India's new watchdogs bite back

Six government and Army leaders have resigned in the past two weeks as a bribery scandal unfolds.

Millions here are riveted to a made-for-television corruption sting that has bounced from the airwaves into a political slugfest and jolted the country into a bold new era of Internet journalism.

In secretly taped videos, senior Indian politicians and Army officers are shown apparently accepting bribes from dotcom journalists posing as dishonest defense contractors.

The sordid footage has triggered the resignations of the defense minister and the ruling party president, as well as four Army brass. Though few are predicting the downfall of the 17-month-old ruling coalition, the uproar has dimmed the reputation of Prime Minister Atal Behari Vajpayee, at least temporarily derailed an important new government economic initiative, and unleashed a hail of moralizing invective from the political opposition.

"The TV was the court this time, and sentence was passed by the people when they saw the wads of bills being accepted by the politicians. The effect was almost pornographic, they felt they had been soiled," says Shiv Visvanathan, an anthropologist and senior fellow at the Center for the Study of Developing Societies. "This was totally new for Indian journalism. The people got a sense of closure with the immediate resignations of the politicians who had no place to hide - this, too, is something new."

Such a fallout would have been unthinkable 11 years ago, when private channels were banned and all news was censored by the minister of Information and Broadcasting.

"This is a proud moment for Indian journalism;" says Aroon Purie, editor in chief of the leading newsweekly magazine, India Today. "The basic purpose of journalism is to hold a mirror to society, however ugly the sight. That's what's intrepid team has done."
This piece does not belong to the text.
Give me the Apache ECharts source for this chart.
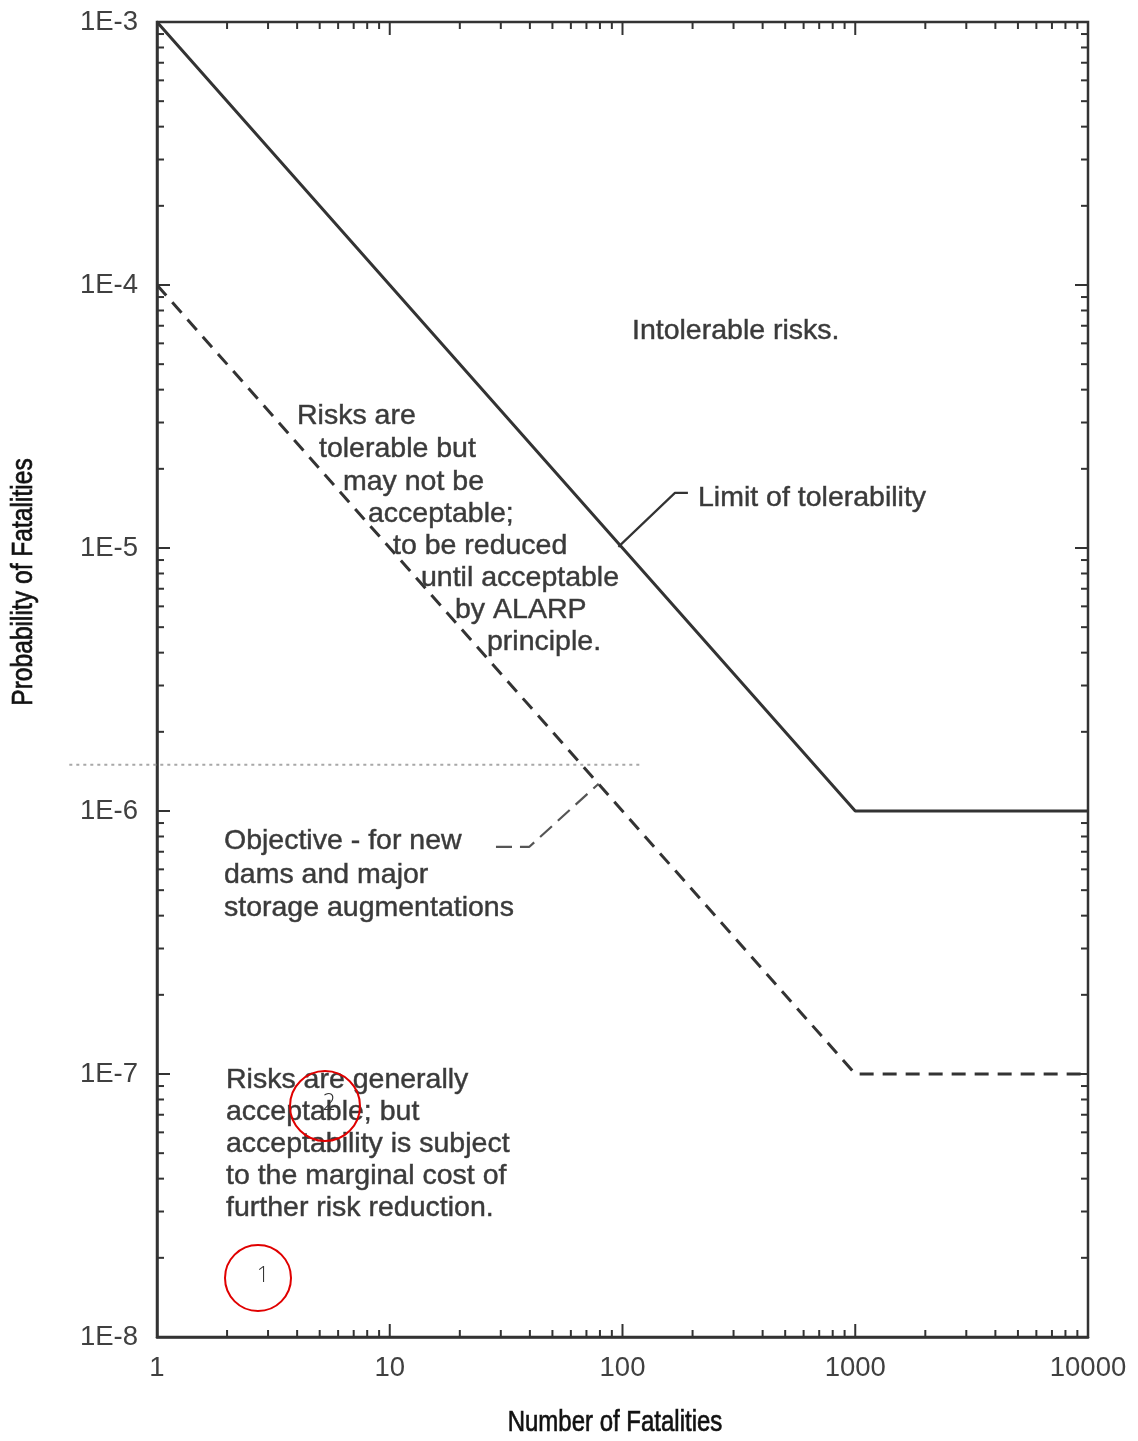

Barely two-years-old, - tehelka means "sensation" in Hindi - has now become a household name, though its undercover operation, as a form of entrapment, might not stand up in a court of law if the government ever decided to sue. The broadcasters are a hit with the public, aware of corruption in Indian politics and finally getting the satisfaction of seeing heads roll in high places.

Tehelka CEO Tarun Tejpal says the success of the videos results from a combination of journalistic and business enterprise. "We are among the first journalists who could raise funding from the open market," he says. "We are a company owned by journalists. This is just our job, and we have moved on to other stories. We don't really care about the political outcome of the expose."

So far, the outcome has been an increasingly shrill exchange of accusations between traditional rivals - the Bharatiya Janata Party, which leads the government coalition, and its main opposition, the Congress Party. With elections coming soon in five states, the Congress Party is going on the offensive and has called Vajpayee a "thief" and "crook" who should resign.

As the war of words heated up, India's Parliament went into an early three-week recess on Friday after nine days of chaos in the chambers.

Almost two weeks after the footage was released, the story is still making front page news.

Tehelka spent $40,000 over eight months on the investigation - a massive amount by Indian standards. Mr. Tejpal says his goal is to do one expose a year.

Noting that changes in government rules have opened the door to "free-wheeling venture capitalists" who can finance entrepreneurs like Tejpal, economist Swaminathan Anklesaria Aiyar told the Times of India newspaper: "In the bad old days, anybody could enter the print media, but not the electronic media. In a liberalized India, he [Tejpal] has been able to raise enough money to start Tehelka and finance expensive exposes."

In the past, newspaper exposes of political corruption routinely became mired in the Indian courts, where a weak judicial system was unable to stand up to a strong single-party government in New Delhi. In 1987, when newspapers in the country erupted with accusations that Prime Minister Rajiv Gandhi had received $14 million in kickbacks in a defense deal, Indian investigators took the case to court, where it remains.

In 1971, an Indian intelligence agent by the name of Nagarwala is said to have impersonated prime minister Indira Gandhi on the phone, some say at her behest, and got the State Bank of India to give him $133,000. Both Nagarwala and the policeman investigating the case were found murdered, and the case remains unsolved.

In 1996, former Prime Minister Narasimha Rao and other senior politicians were accused of receiving millions of dollars from middlemen. The story was all over the Indian newpapers. Nothing could be proved in court, however, and most of the accused officials have been discharged.

In all three cases, the government derived its power from the fact that there was just one single party in power, the Congress Party. With the introduction of coalition politics in the late 1990s, however, major parties like the Congress Party are weaker and more vulnerable when political scandals arise.

When the Tehelka tapes were released, coalition partner Mamata Bannerji of the Trinamool Congress Party of West Bengal abandoned the coalition government, leaving it nine ministers short and weakening the coalition.

According to some analysts, the new leaders from the lower castes are less sophisticated in handling cover-ups than the Congress Party - thus making them more vulnerable to investigations such as this one. "People like Tejpal have recognized the lethality of the visual metaphor, and for the first time the public was getting real information instead of rumor," Visvanathan says.

But he is wary of the impact of the new media. "There is no halo around these new journalists. They have no crusading zeal; they are only peddlers of information. They could easily exchange roles with the touts one day."